Gratineed Macaroni and Cheese with Tomatoes
Cooked au gratin, individual servings of macaroni and cheese with tomatoes and thyme-seasoned breadcrumbs taste anything but ordinary.
- Servings: 8
Source: Martha Stewart Living, October 2004
- 7 tablespoons unsalted butter, plus more for dish
- 1 1/4 cups small pieces torn baguette or other crusty bread
- 1 tablespoon chopped fresh thyme
- Coarse salt and freshly ground pepper
- 1 pound elbow macaroni or other short, tubular pasta
- 1 quart milk
- 5 tablespoons all-purpose flour
- Pinch of freshly grated nutmeg
- 4 cups grated sharp white cheddar cheese (about 1 pound)
- 1 pound red and yellow tomatoes in all sizes, cut into 1-inch pieces if large or halved if small (cherry, grape, or pear)

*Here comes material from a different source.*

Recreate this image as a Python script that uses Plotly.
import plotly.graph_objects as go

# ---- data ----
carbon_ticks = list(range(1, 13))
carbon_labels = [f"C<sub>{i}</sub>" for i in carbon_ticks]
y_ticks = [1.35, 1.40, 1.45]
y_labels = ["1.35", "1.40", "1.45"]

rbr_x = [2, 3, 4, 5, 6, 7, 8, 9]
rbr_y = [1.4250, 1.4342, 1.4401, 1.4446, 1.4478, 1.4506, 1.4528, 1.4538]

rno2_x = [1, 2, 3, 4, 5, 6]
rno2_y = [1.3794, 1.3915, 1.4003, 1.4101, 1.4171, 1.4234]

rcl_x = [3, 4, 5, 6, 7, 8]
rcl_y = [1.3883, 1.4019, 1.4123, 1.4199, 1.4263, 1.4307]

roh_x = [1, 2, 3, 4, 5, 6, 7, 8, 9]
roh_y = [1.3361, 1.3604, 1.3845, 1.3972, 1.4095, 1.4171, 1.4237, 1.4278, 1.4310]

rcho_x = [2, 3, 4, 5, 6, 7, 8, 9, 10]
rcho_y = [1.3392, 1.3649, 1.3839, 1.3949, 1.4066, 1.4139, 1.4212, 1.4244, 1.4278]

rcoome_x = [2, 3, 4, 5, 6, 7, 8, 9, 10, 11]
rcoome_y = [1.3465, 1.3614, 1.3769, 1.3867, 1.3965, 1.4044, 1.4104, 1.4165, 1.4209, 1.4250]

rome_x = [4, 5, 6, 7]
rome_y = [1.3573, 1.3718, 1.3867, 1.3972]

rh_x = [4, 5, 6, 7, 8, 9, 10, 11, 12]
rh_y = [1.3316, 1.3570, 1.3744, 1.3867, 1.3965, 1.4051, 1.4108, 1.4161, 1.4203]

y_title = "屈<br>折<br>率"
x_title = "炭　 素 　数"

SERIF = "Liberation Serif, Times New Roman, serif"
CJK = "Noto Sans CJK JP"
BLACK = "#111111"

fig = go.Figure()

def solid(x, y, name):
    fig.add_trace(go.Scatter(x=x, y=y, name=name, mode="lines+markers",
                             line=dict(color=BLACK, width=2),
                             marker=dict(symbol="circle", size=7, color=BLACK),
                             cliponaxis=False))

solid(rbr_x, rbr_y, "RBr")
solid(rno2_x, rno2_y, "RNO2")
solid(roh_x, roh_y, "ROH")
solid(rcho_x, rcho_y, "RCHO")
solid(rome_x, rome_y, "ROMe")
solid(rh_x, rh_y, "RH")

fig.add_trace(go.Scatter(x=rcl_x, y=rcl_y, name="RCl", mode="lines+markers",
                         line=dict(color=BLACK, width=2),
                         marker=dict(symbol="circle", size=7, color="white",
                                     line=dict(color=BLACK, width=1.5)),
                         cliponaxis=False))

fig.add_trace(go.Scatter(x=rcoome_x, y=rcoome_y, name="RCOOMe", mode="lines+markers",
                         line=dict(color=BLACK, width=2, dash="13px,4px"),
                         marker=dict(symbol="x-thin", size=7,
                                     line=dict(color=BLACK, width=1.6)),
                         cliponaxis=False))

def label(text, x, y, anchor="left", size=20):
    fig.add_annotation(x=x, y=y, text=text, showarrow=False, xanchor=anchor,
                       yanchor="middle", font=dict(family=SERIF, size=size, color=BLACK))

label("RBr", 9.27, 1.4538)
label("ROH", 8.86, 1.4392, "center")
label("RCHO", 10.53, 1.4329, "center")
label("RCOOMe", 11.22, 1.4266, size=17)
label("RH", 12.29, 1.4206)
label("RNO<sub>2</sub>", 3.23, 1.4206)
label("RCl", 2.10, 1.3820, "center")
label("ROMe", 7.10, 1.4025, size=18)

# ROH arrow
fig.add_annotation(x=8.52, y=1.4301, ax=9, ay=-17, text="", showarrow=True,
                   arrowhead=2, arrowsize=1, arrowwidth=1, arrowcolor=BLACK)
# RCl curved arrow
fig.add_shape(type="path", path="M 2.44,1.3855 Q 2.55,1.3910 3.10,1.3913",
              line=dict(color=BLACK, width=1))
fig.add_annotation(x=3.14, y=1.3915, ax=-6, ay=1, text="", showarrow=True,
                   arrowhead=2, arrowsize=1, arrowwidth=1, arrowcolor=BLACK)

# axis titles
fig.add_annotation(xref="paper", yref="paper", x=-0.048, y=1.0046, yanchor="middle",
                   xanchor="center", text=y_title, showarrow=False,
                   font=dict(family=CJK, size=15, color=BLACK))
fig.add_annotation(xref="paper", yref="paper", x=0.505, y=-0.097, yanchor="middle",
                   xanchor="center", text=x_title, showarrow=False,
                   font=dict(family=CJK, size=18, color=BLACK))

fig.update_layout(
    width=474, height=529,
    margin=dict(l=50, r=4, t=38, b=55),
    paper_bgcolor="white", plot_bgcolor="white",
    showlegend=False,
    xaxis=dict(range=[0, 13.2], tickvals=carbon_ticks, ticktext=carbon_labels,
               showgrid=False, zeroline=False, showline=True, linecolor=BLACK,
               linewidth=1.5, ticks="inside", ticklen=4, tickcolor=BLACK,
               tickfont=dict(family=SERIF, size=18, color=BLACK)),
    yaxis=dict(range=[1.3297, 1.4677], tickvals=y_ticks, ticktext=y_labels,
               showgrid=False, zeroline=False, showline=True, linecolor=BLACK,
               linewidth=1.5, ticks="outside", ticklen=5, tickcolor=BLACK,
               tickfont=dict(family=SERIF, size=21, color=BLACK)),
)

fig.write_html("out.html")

Preheat oven to 375 degrees. Butter a 9-by-13- inch baking dish or a 3-quart casserole dish; set aside. Melt 2 tablespoons butter, and pour over bread in a medium bowl; toss. Add 1 teaspoon thyme, 1/2 teaspoon salt, and 1/4 teaspoon pepper; toss.
Bring a large pot of water to a boil; add salt. Cook pasta until just beginning to soften, 2 to 3 minutes (it will not be fully cooked). Drain and rinse.

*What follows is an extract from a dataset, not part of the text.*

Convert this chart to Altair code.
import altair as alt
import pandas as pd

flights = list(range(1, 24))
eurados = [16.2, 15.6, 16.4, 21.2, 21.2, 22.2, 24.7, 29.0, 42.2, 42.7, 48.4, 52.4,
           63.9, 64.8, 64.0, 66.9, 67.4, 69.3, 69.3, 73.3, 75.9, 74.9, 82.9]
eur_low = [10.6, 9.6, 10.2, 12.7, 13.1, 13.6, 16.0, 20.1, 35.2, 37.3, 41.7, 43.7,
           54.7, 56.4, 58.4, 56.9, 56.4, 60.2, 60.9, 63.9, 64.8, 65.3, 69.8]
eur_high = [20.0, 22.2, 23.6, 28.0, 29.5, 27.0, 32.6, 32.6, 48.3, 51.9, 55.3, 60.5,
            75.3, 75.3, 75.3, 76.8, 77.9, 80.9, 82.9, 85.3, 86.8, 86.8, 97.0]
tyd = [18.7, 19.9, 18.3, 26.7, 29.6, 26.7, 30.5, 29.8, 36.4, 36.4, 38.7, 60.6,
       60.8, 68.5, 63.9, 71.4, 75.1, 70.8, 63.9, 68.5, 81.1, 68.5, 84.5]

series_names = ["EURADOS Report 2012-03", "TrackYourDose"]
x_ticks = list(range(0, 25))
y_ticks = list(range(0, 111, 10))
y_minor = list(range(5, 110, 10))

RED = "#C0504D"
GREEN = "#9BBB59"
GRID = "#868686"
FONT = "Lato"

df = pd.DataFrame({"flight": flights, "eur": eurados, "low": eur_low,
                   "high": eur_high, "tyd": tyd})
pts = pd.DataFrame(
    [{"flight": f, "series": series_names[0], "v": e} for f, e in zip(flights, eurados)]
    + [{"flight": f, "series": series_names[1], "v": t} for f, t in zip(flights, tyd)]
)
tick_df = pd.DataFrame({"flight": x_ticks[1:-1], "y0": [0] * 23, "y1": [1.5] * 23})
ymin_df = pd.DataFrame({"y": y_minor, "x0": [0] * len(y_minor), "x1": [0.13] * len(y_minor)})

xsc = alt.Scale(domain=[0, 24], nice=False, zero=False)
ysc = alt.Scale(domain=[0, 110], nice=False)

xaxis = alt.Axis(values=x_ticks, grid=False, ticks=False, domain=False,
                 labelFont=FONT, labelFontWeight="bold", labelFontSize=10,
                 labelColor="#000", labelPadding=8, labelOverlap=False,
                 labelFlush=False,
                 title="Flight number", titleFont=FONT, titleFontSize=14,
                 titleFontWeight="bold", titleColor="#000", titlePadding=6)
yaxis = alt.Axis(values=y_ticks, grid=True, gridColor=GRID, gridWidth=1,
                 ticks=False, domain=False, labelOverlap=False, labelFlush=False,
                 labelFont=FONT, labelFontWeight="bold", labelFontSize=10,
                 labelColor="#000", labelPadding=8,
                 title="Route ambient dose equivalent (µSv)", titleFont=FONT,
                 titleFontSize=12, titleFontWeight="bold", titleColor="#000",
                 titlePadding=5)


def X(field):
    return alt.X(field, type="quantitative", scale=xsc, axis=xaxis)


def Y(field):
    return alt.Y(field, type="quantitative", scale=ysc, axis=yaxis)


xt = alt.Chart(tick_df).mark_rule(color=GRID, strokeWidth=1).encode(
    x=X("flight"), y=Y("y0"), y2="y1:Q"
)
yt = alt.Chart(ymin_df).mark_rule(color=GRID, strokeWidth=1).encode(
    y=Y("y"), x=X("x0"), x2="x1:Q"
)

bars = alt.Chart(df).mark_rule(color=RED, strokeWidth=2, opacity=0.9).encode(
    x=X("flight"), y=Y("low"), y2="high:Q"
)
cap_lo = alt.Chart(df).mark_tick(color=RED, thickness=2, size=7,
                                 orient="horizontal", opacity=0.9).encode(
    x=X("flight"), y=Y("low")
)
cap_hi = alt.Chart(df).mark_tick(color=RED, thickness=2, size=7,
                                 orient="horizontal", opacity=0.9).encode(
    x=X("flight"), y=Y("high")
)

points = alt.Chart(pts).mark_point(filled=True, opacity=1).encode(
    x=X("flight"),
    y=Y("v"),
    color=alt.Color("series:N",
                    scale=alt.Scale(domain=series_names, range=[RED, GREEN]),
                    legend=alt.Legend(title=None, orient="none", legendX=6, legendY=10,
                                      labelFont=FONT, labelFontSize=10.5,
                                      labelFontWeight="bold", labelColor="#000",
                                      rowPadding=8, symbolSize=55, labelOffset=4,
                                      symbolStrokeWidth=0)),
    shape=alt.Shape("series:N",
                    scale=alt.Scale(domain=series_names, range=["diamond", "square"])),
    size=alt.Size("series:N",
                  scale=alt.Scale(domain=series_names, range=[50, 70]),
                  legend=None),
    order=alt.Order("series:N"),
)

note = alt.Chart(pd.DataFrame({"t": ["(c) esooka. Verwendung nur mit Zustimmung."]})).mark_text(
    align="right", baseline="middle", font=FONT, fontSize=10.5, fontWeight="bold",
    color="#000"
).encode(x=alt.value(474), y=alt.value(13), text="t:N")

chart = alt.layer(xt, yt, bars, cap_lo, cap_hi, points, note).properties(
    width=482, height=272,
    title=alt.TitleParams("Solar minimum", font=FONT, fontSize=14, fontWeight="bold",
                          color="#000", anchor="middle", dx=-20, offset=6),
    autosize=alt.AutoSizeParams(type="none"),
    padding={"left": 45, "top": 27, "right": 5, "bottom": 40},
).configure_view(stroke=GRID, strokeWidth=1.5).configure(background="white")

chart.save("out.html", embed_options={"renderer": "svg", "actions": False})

Heat milk in a saucepan over medium heat until warm. Heat remaining 5 tablespoons butter in a high-sided skillet or a pot over medium heat until foaming. Add flour; cook, whisking, 1 minute. Whisk in warm milk a little at a time. Cook, whisking constantly, until bubbling and thickened, 8 to 10 minutes. Remove milk mixture from heat.
Add 2 teaspoons salt, 1/2 teaspoon pepper, remaining 2 teaspoons thyme, the nutmeg, and cheese to pan; stir until cheese is melted.
Stir pasta and tomatoes into cheese sauce. Pour into buttered dish; sprinkle with bread topping. Bake until bubbling and golden, about 30 minutes. Let cool slightly before serving.